I have a very bad feeling.
Tell me I’m wrong.
That I have written myself into obscurity.
That I was too clever by half.
That no one knew what the f*** I was writing about
in the previous post ‘Not a nightingale ode’.
It was a glass of red wine.
But that’s what happens when you put up a post
while you’ve been drinking
while you’ve been rhapsodizing about a glass
of red wine
Do you find that? That you are lying on the bed, buried in a book when suddenly you come across a passage that is so striking, so delightful you must write it down? And then you dash to your laptop and keyboard your excitement so others can read when you post it to your blog? Do you do that?
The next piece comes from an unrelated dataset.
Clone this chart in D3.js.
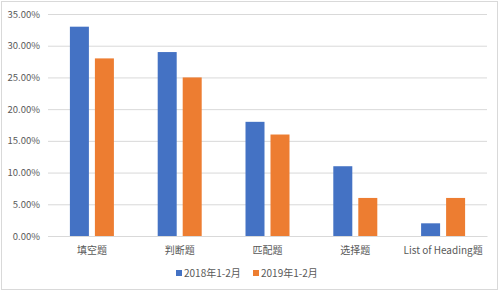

Here is the passage I found quite early into my voyage of ‘The Last Voyage of Mrs. Henry Parker’: ‘on the shelf above the clothes rail were two identical life jackets lying side by side like a canoodling couple …’ Even more apt when you learn she is waiting for her beloved husband to board.
It was an extra pleasure to be able to GO INTO the library, roam around the new book shelves, and strike up conversation with the librarians whom I had not seen for over seven weeks.
Do you do that? Do you copy out passages? What’s the last book you were really excited about, particularly regarding the quality of writing?
I wasn’t thinking straight.
I wanted an image.
A wonky shopping cart.
But the poem grew too dark, too heavy
way too personal.
I wanted to fictionalize it,
lighten it up.
Then I thought of the pathway
through linear park
with its crazed markings,
the one I had taken a picture of
a year before
the one with the man with the trapezoid head
at its centre.
All I needed was a poem.
He could write it.
It had to be light but still true
to the original concept
of muzzy thoughts.
It went through ten drafts over eight hours
but I got there
& I was amazed how the mind can transmute
into material that almost leaps
off the page.
* picture courtesy of Wikimedia Commons
And I know there’s a supermoon out tonight
& all i have to do is go out and look
above the treetops
and exclaim, Wow! Wow
& the stone dog will be pissing on the pavers again
& Mad Meg reeling ’round the birdbath freaking out
the other chooks
& the thoughts in my blood skedaddle like a cat
over the page
& I can barely keep up
& I know I’m going to be crucified for what I say
but hey! it’s Easter, the season to be crucified
but a rebirth is coming, a renewal.
I just don’t know what it’s going to look like
on the other side
I like how you can plug a cell phone into a socket
and charge it up within minutes to 100%.
By gum, I wish I could do that as the punch-line
to a well-known joke goes, you know the one
about the dog licking his balls in the corner of the pub
to the amazement of an envious spectator.
you wouldn’t need to sleep six to eight hours to recharge;
it’d be almost instantaneous. There’d be nothing
holding you back; you’d be crackling with energy,
endless energy, the quality Joyce Carol Oates judged
to be the most important for a writer.
Not Research but Energy.
You’d write a book of poems in a day, a novel in a week.
You’d be prolific as Simenon.
Don’t show me the money. Show me the socket. The plug-in
is the money!!
*what do you think the most important quality of a writer is?
do you think Energy plays an important part?
I think of fragile Dennis when someone needles me,
and toughen up.
He let the jibes get to him;
He closed down the fun house of his world view,
changed his clown shoes for cement boots.
He was heavy as Hamlet,
& wouldn’t read his wonderfully quirky poems out any more
because people were telling him,
they were weak.
They were a little childish but
they weren’t weak.
Poets are supposed to care for each other.
I wish some people would close up like zippers.
What seems to be the trouble? he asks .
I cough and splutter all over the place.
He gets the message.
Sits down to write the certificate.
There, he says , handing the form to me . This should do the trick.
I peruse it quickly.
There’s something missing.
You haven’t written down the illness, I say . Why I had time off.
That’s right. If you had Alzheimer’s or a social disease would you want people to know?
My point exactly.
But I thought you had to put something down.
No, he says . And if they ask, tell them to take a running jump . Better still, tell them to phone me and I’ll tell them to take a running jump . Only in stronger terms.
He stands up. Shakes my hand.
The next day at work I hand in the certificate.
The doc’s right .
They see the blank space but no one says a word.
I push it a bit further.
On the official form, the one you fill out yourself, where it says ‘Illness’ I put down ‘See Certificate’ .
It feels good. It really does .
I’ve found a new way to treat with the world.